Integrated spatial multiplexing of heralded single photon sources

TL;DR

This paper demonstrates a scalable integrated spatial multiplexing scheme for heralded single photon sources, significantly increasing photon yield without added noise, advancing quantum photonic technologies.

Contribution

It introduces a novel integrated multiplexing approach surpassing the statistical limit of individual sources, enabling scalable and efficient photon generation for quantum applications.

Findings

62.4% increase in heralded photon output from two sources

63.1% increase in heralded photon rate via multiplexing

Scalable architecture demonstrated for integrated quantum photonics

Abstract

The non-deterministic nature of photon sources is a key limitation for single photon quantum processors.
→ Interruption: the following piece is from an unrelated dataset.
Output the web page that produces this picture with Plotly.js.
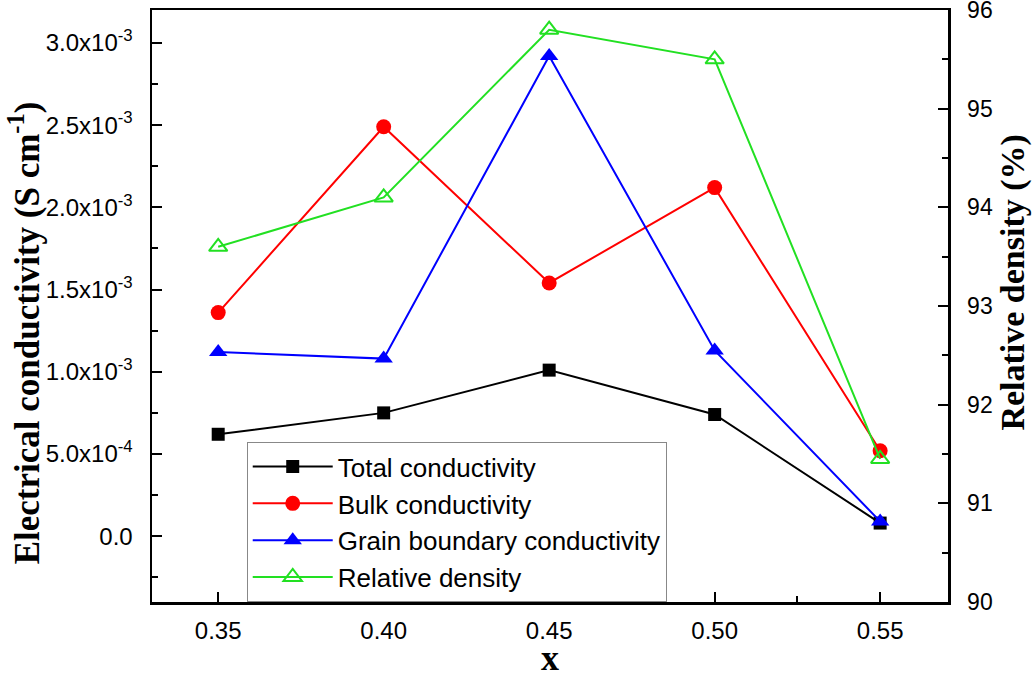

Spatial multiplexing overcomes this by enhancing the heralded single photon yield without enhancing the output noise. Here the intrinsic statistical limit of an individual source is surpassed by spatially multiplexing two monolithic silicon correlated photon pair sources, demonstrating a 62.4% increase in the heralded single photon output without an increase in unwanted multi-pair generation. We further demonstrate the scalability of this scheme by multiplexing photons generated in two waveguides pumped via an integrated coupler with a 63.1% increase in the heralded photon rate. This demonstration paves the way for a scalable architecture for multiplexing many photon sources in a compact integrated platform and achieving efficient two photon interference, required at the core of optical quantum computing and quantum communication protocols.